Brotmehl mit Holzmehl. Dem Warenagenten Hermann Jakob Spanier hat die Behörde die Ausübung seines Gewerbes als Handelsagent mit Lebensmitteln untersagt. Spanier hat, wie dem Düsseld. Gen.-Anz. von seinem Bonner Berichterstatter gemeldet wird, an den Bäckermeister Rott, dessen Geschäft geschlossen worden war, Mehl geliefert, das zum großen Teil aus Strohmehl, Holzmehl und Gips bestand.
(Bonner General-Anzeiger, Rubrik „Aus Bonn“)
Ansammlung vor den Geschäften. Obwohl die Behörde fortgesetzt erklärt, da Waren in genügender Menge in den einschlägigen Geschäften zu haben sind, und daher Ansammlungen zwecklos seine, findet man immer noch vor einzelnen Geschäften Frauen in hellen Scharen stehen und geduldig warten, bis die Reihe an sie kommt. An einem Buttergeschäft in der Altstadt stand gestern früh 6 Uhr bereits ein Dutzend Leute, die auf Butter warteten. Gegen 11 Uhr standen noch weit über 100 Frauen dort, obwohl in der Zwischenzeit flott verkauft worden war. An keinem der vielen anderen Geschäfte war auch nur annähernd ein solcher Andrang, und mehrfach konnte man beobachten, daß in einzelnen Verkaufsstellen nur eine oder zwei Personen waren, die Butter verlangten und natürlich auch gleich ohne langes Warten erhielten. Man fragt sich unwillkürlich, weshalb die Frauen immer dorthin gehen. Wo der meiste Andrang ist. Besser ist die von der Stadt gelieferte Butter dort auch nicht. Es hat den Anschein, als ob vielen Frauen das Herumstehen zur lieben Gewohnheit geworden ist.
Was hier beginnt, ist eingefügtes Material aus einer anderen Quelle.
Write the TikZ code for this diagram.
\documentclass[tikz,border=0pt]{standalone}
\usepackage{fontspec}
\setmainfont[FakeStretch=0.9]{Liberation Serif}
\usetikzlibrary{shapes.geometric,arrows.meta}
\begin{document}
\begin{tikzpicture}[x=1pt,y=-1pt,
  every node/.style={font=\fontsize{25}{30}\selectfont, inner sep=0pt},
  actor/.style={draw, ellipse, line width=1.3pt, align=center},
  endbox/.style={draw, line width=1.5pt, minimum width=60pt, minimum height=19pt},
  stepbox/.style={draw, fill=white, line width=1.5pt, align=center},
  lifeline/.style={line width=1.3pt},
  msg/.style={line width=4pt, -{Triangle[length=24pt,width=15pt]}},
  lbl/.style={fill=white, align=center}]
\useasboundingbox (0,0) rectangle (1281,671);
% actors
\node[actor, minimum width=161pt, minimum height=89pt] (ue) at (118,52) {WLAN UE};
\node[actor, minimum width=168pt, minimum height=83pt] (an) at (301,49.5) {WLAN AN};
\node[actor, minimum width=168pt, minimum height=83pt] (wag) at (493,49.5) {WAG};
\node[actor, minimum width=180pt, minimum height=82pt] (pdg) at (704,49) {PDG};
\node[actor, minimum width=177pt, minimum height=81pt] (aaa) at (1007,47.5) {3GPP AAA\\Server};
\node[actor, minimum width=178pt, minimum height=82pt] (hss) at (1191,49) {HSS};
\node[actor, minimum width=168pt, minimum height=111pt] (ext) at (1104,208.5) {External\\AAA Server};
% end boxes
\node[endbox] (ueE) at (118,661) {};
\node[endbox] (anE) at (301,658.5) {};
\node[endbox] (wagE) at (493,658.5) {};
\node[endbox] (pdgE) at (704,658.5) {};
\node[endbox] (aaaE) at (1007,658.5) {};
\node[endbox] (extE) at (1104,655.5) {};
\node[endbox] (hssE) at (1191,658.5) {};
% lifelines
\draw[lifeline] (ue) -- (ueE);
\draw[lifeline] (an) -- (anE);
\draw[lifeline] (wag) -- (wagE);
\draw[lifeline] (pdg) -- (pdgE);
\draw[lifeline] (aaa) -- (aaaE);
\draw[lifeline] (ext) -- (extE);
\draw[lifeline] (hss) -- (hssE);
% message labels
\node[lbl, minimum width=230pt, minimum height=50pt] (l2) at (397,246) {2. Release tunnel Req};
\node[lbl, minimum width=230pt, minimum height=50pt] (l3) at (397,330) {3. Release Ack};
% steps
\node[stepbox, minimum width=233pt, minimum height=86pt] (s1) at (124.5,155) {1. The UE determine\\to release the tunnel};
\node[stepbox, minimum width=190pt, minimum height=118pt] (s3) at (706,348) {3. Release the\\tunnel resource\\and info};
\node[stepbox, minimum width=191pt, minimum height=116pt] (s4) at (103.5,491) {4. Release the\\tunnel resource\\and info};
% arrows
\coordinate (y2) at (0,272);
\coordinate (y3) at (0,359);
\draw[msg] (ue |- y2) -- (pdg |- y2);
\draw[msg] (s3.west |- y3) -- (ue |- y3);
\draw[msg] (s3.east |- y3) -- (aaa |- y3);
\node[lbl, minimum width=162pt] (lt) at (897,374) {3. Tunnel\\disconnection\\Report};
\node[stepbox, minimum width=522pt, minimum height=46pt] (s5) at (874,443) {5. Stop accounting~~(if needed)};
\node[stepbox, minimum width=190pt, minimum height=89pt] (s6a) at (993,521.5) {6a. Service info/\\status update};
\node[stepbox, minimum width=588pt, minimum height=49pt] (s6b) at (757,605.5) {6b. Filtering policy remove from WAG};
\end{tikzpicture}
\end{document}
Da sollte doch die Behörde einschreiten und die Kundenliste der einzelnen Geschäfte auf ein zulässiges Maß einschränken. Ein Familienvater.
(Bonner General-Anzeiger, Rubrik „Sprechsaal“)
Frühkartoffeln zum Preise von 15 Pfg. das Pfund werden am Donnerstag vormittag an den städtischen Verkaufsstellen auf dem Markte und in der Maxstraße abgegeben.